* _Given data_:
------
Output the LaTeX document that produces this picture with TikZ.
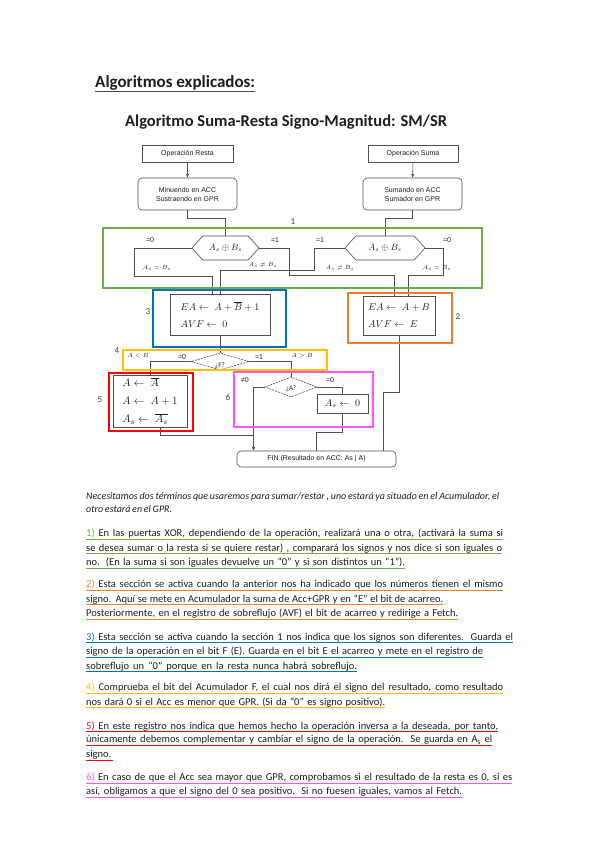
\documentclass[tikz,border=0pt]{standalone}
\usepackage{fontspec}
\setmainfont{Carlito}
\newfontfamily\diagfont{Liberation Sans}
\usetikzlibrary{shapes.symbols,shapes.geometric,arrows.meta}
\hbadness=10000 \hfuzz=50pt
\definecolor{cgreen}{HTML}{70AD47}
\definecolor{cblue}{HTML}{0070C0}
\definecolor{corange}{HTML}{ED7D31}
\definecolor{cyellow}{HTML}{FFC000}
\definecolor{cred}{HTML}{FF0000}
\definecolor{cpink}{HTML}{FF55FF}
\definecolor{lin}{HTML}{505050}
\definecolor{ink}{HTML}{1E1E1E}
\newcommand\txtline[5]{%
  \node[txt] (#1) at (86,#2) {\hbox to #3pt{\spaceskip=0.22em plus 3em minus 0.1em\relax #5}};
  \draw[line width=1.2pt,draw=#4] ([yshift=-2.8pt]#1.base west) -- ([yshift=-2.8pt]#1.base east);}
\begin{document}
\begin{tikzpicture}[x=1pt,y=-1pt,
  conn/.style={draw=lin, line width=0.6pt},
  arr/.style={conn,-{Latex[length=3.5pt,width=3pt]}},
  box/.style={draw=lin, line width=0.6pt, inner sep=0pt, align=center, text=ink,
    font=\diagfont\fontsize{7}{9}\selectfont},
  mbox/.style={draw=lin, line width=0.6pt, inner sep=0pt, align=left, text=ink},
  hexa/.style={draw=lin, line width=0.6pt, signal, signal to=west and east,
    signal pointer angle=96, inner sep=0pt, text=ink, font=\fontsize{9}{10}\selectfont},
  dia/.style={draw=lin, line width=0.6pt, dash pattern=on 2pt off 1pt, diamond, inner sep=0pt},
  frame/.style={line width=#1},
  lab/.style={inner sep=0pt, text=ink, font=\diagfont\fontsize{7}{8}\selectfont},
  mlab/.style={inner sep=0pt, text=ink, font=\fontsize{6}{7}\selectfont},
  num/.style={inner sep=0pt, text=ink!85, font=\fontsize{9}{10}\selectfont},
  txt/.style={anchor=base west, inner sep=0pt, text=ink, font=\fontsize{10.5}{12}\selectfont},
]
\useasboundingbox[fill=white] (0,0) rectangle (599,848);

% titles
\node[anchor=base west, inner sep=0pt, text=ink, font=\bfseries\fontsize{17}{20}\selectfont] (title) at (95,88) {Algoritmos explicados:};
\draw[line width=1.1pt, draw=ink!80] ([yshift=-3.5pt]title.base west) -- ([yshift=-3.5pt]title.base east);
\node[anchor=base west, inner sep=0pt, text=ink, font=\bfseries\fontsize{16.5}{20}\selectfont] (subtitle) at (125,127) {Algoritmo Suma-Resta Signo-Magnitud: SM/SR};

% top boxes
\node[box, minimum width=91pt, minimum height=17pt] (resta) at (187.5,153.5) {Operación Resta};
\node[box, minimum width=90pt, minimum height=17pt] (suma) at (413,153.5) {Operación Suma};
\node[box, rounded corners=4pt, minimum width=99pt, minimum height=32pt] (minu) at (187.5,194) {Minuendo en ACC\\Sustraendo en GPR};
\node[box, rounded corners=4pt, minimum width=99pt, minimum height=32pt] (sumd) at (412.5,194) {Sumando en ACC\\Sumador en GPR};
\draw[arr] (resta) -- (minu);
\draw[arr] (suma) -- (sumd);

% hexagons
\node[hexa, minimum width=67pt, minimum height=24pt] (hexA) at (225.5,248) {$A_s\oplus B_s$};
\node[hexa, minimum width=80pt, minimum height=24pt] (hexB) at (385,248) {$A_s\oplus B_s$};
\draw[conn] (minu.south) -- ++(0,8) -| (hexA.north);
\draw[conn] (sumd.south) -- ++(0,8) -| (hexB.north);

% registers
\node[mbox, minimum width=100pt, minimum height=41pt, font=\fontsize{10}{17}\selectfont] (bin) at (220,314.5)
  {$EA\leftarrow\; A+\overline{B}+1$\\$AVF\leftarrow\; 0$};
\node[mbox, minimum width=72pt, minimum height=39pt, font=\fontsize{10}{17}\selectfont] (oin) at (399,315.5)
  {$EA\leftarrow\; A+B$\\$AVF\leftarrow\; E$};

\draw[conn] (hexA.west) -| ++(-57,28) -| ([xshift=-8pt]bin.north);
\draw[conn] (hexA.east) -| ++(30,27) -| ([xshift=-5pt]oin.north);
\draw[conn] (hexB.west) -| ++(-30,22) -| (bin.north);
\draw[conn] (hexB.east) -| ++(18,27) -| ([xshift=9pt]oin.north);

\node[lab] (l1) at (150,240) {=0};
\node[lab] (l2) at (275,240) {=1};
\node[lab] (l3) at (320,240) {=1};
\node[lab] (l4) at (447,240) {=0};
\node[mlab] (m1) at (157,268) {$A_s=B_s$};
\node[mlab] (m2) at (263,265) {$A_s\neq B_s$};
\node[mlab] (m3) at (340,268) {$A_s\neq B_s$};
\node[mlab] (m4) at (437,268) {$A_s=B_s$};

% decision F
\node[dia, minimum width=58pt, minimum height=17pt] (F) at (220,361.5) {};
\node[mlab, font=\fontsize{7}{8}\selectfont] (Ft) at (220,366) {¿F?};
\draw[conn] (bin.south) -- (F.north);

\node[mbox, minimum width=74pt, minimum height=52pt, font=\fontsize{11}{18}\selectfont] (rin) at (150,401)
  {$A\leftarrow\;\overline{A}$\\$A\leftarrow\; A+1$\\$A_s\leftarrow\;\overline{A_s}$};
\node[dia, minimum width=52pt, minimum height=20pt] (Ad) at (291,387) {};
\node[mlab, font=\fontsize{7}{8}\selectfont] (At) at (291,389) {¿A?};
\node[mbox, minimum width=51pt, minimum height=19pt, align=center, font=\fontsize{10}{12}\selectfont] (as0) at (342.5,403.5) {$A_s\leftarrow\; 0$};
\node[box, rounded corners=4pt, minimum width=159pt, minimum height=16pt] (fin) at (316.5,459) {FIN (Resultado en ACC: As | A)};

\draw[conn] (F.west) -| (rin.north);
\draw[conn] (F.east) -| (Ad.north);
\draw[arr] (Ad.west) -| ([xshift=-63pt]fin.north);
\draw[conn] (Ad.east) -| (as0.north);
\draw[conn] (as0.south) -- ++(0,19) -| (fin.north);
\draw[arr] ([xshift=10pt]rin.south) -- ++(0,8) -| ([xshift=-63pt]fin.north);
\draw[conn] (oin.south) -- ++(0,57) -| ([xshift=66.5pt]fin.north);

\node[mlab] (m5) at (138,356) {$A<B$};
\node[lab] (l5) at (182,357) {=0};
\node[lab] (l6) at (259,357) {=1};
\node[mlab] (m6) at (302,356) {$A>B$};
\node[lab] (l7) at (245,380) {≠0};
\node[lab] (l8) at (330,380) {=0};

% coloured frames
\draw[cgreen, frame=2pt] (103,228) rectangle (482,288);
\draw[cblue, frame=2.2pt] (153,290) rectangle (286,347);
\draw[corange, frame=2.2pt] (348,293) rectangle (452,343);
\draw[cyellow, frame=1.8pt] (123,350) rectangle (327,370);
\draw[cred, frame=2.8pt] (109,373) rectangle (193,431);
\draw[cpink, frame=2.2pt] (234,372) rectangle (373,427);

\node[num] (n1) at (293,222) {1};
\node[num] (n2) at (458,317) {2};
\node[num] (n3) at (148,312) {3};
\node[num] (n4) at (117,351) {4};
\node[num] (n5) at (100,400) {5};
\node[num] (n6) at (228,397) {6};

% text
\node[txt, font=\itshape\fontsize{10}{12}\selectfont] (p0a) at (86,499.5) {\hbox to 413pt{\spaceskip=0.2em plus 3em minus 0.1em\relax Necesitamos dos términos que usaremos para sumar/restar , uno estará ya situado en el Acumulador, el}};
\node[txt, font=\itshape\fontsize{10}{12}\selectfont] (p0b) at (86,512.5) {\hbox to 86pt{\spaceskip=0.2em plus 3em minus 0.1em\relax otro estará en el GPR.}};

\txtline{p1a}{536.5}{417}{cgreen}{\textcolor{cgreen}{1)} En las puertas XOR, dependiendo de la operación, realizará una o otra, (activará la suma si}
\txtline{p1b}{551}{416}{cgreen}{se desea sumar o la resta si se quiere restar) , comparará los signos y nos dice si son iguales o}
\txtline{p1c}{565.5}{319}{cgreen}{no. (En la suma si son iguales devuelve un “0” y si son distintos un “1”).}

\txtline{p2a}{587.5}{417}{corange}{\textcolor{corange}{2)} Esta sección se activa cuando la anterior nos ha indicado que los números tienen el mismo}
\txtline{p2b}{602}{357}{corange}{signo. Aquí se mete en Acumulador la suma de Acc+GPR y en “E” el bit de acarreo.}
\txtline{p2c}{616.5}{372}{corange}{Posteriormente, en el registro de sobreflujo (AVF) el bit de acarreo y redirige a Fetch.}

\txtline{p3a}{640}{427}{cblue}{\textcolor{cblue}{3)} Esta sección se activa cuando la sección 1 nos indica que los signos son diferentes. Guarda el}
\txtline{p3b}{654.5}{397}{cblue}{signo de la operación en el bit F (E). Guarda en el bit E el acarreo y mete en el registro de}
\txtline{p3c}{669}{271}{cblue}{sobreflujo un “0” porque en la resta nunca habrá sobreflujo.}

\txtline{p4a}{690.5}{417}{cyellow}{\textcolor{cyellow}{4)} Comprueba el bit del Acumulador F, el cual nos dirá el signo del resultado, como resultado}
\txtline{p4b}{705}{299}{cyellow}{nos dará 0 si el Acc es menor que GPR. (Si da “0” es signo positivo).}

\txtline{p5a}{729}{412}{cred}{\textcolor{cred}{5)} En este registro nos indica que hemos hecho la operación inversa a la deseada, por tanto,}
\txtline{p5b}{742.5}{406}{cred}{únicamente debemos complementar y cambiar el signo de la operación. Se guarda en A\textsubscript{s} el}
\txtline{p5c}{757.5}{27}{cred}{signo.}

\txtline{p6a}{780.5}{426}{cpink}{\textcolor{cpink}{6)} En caso de que el Acc sea mayor que GPR, comprobamos si el resultado de la resta es 0, si es}
\txtline{p6b}{794.5}{376}{cpink}{así, obligamos a que el signo del 0 sea positivo. Si no fuesen iguales, vamos al Fetch.}
\end{tikzpicture}
\end{document}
------
* _Instructions for the task_:
Go from the first line of the data above to the line containing "(0,0) rectangle (599,848);" and retype exactly those lines, both included, but none of the pictures.

* _Answer below_:
Output the LaTeX document that produces this picture with TikZ.
\documentclass[tikz,border=0pt]{standalone}
\usepackage{fontspec}
\setmainfont{Carlito}
\newfontfamily\diagfont{Liberation Sans}
\usetikzlibrary{shapes.symbols,shapes.geometric,arrows.meta}
\hbadness=10000 \hfuzz=50pt
\definecolor{cgreen}{HTML}{70AD47}
\definecolor{cblue}{HTML}{0070C0}
\definecolor{corange}{HTML}{ED7D31}
\definecolor{cyellow}{HTML}{FFC000}
\definecolor{cred}{HTML}{FF0000}
\definecolor{cpink}{HTML}{FF55FF}
\definecolor{lin}{HTML}{505050}
\definecolor{ink}{HTML}{1E1E1E}
\newcommand\txtline[5]{%
  \node[txt] (#1) at (86,#2) {\hbox to #3pt{\spaceskip=0.22em plus 3em minus 0.1em\relax #5}};
  \draw[line width=1.2pt,draw=#4] ([yshift=-2.8pt]#1.base west) -- ([yshift=-2.8pt]#1.base east);}
\begin{document}
\begin{tikzpicture}[x=1pt,y=-1pt,
  conn/.style={draw=lin, line width=0.6pt},
  arr/.style={conn,-{Latex[length=3.5pt,width=3pt]}},
  box/.style={draw=lin, line width=0.6pt, inner sep=0pt, align=center, text=ink,
    font=\diagfont\fontsize{7}{9}\selectfont},
  mbox/.style={draw=lin, line width=0.6pt, inner sep=0pt, align=left, text=ink},
  hexa/.style={draw=lin, line width=0.6pt, signal, signal to=west and east,
    signal pointer angle=96, inner sep=0pt, text=ink, font=\fontsize{9}{10}\selectfont},
  dia/.style={draw=lin, line width=0.6pt, dash pattern=on 2pt off 1pt, diamond, inner sep=0pt},
  frame/.style={line width=#1},
  lab/.style={inner sep=0pt, text=ink, font=\diagfont\fontsize{7}{8}\selectfont},
  mlab/.style={inner sep=0pt, text=ink, font=\fontsize{6}{7}\selectfont},
  num/.style={inner sep=0pt, text=ink!85, font=\fontsize{9}{10}\selectfont},
  txt/.style={anchor=base west, inner sep=0pt, text=ink, font=\fontsize{10.5}{12}\selectfont},
]
\useasboundingbox[fill=white] (0,0) rectangle (599,848);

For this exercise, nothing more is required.